Ahead of London’s Pride parade next weekend, Fieldfisher managing partner Michael Chissick shares his experiences.
I’ve been going to Pride for decades – since the late 1980s – and to compare the event as it was then with what is now is to look at two completely different things.
In the eighties I would march along varying routes through what were then rough parts of south London; later this month I’ll be part of the carnival atmosphere as London Pride meanders its way through the heart of tourist London.
Pride now is a carnival and a celebration of all that has been achieved. Going on a march used to mean going on a protest and that was absolutely true for Lesbian and Gay Pride, as it was then, in the eighties. It’s now 28 years since the section by the same number – of the Local Government Act 1988 – came into force, prohibiting local authorities from ‘promoting’ homosexuality and the protest marches around that time were passionate and vocal. It was a fierce fight for gay rights.

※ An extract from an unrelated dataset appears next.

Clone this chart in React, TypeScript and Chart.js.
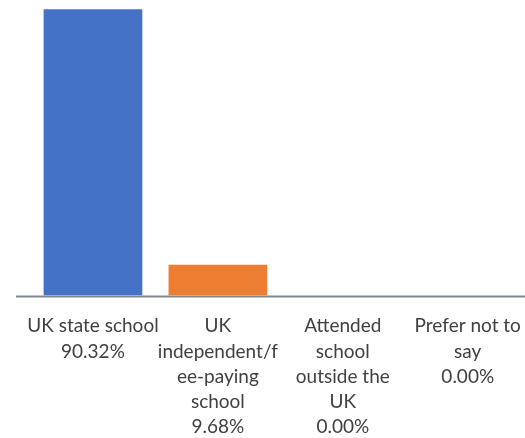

Today Pride is symbolic of how far society has come in accepting LGBTs – and law firms are among the numerous organisations scrambling to have their names associated with it. Take a look at the Pride in London website and you’ll see there are over fifty sponsors and supporters, from corporates to restaurant chains to media outlets.
Compare this to the prohibitive Section 28 and it’s clear the tables couldn’t have turned further. With the Mayor of London now a headline sponsor, LGBTs are largely accepted.
In terms of career prospects in the legal sector the diversity and equality battle in the industry is no longer about this group.
Firms keep track of the number of employees who are LGBT, or who fit into any other diversity group. Belonging to one is arguably a positive in recruitment – just so firms can keep their statistics looking good, but there is still so much more the industry should be doing to shirk the image that law is a profession for the privileged, and to attract some of these groups to careers in law in the first place.
Believe it or not Pride isn’t just for the LGBT community – there are thousands of participants who are straight, asexual, queer, questioning or gender-variant, and it’s that diversity that makes the day such a successful celebration. In the same way, the more diverse the legal industry becomes the better it will be for everyone – not least our clients.
People are often disappointed when they ask me how I came out, expecting there to be some big, dramatic story and office fall out. But I was never ‘in’, and the truth is I’ve been very lucky in that my sexuality has not affected my career. For many people it has, but I dearly hope those struggles are behind us – and that’s something to celebrate always, not just on June 25th.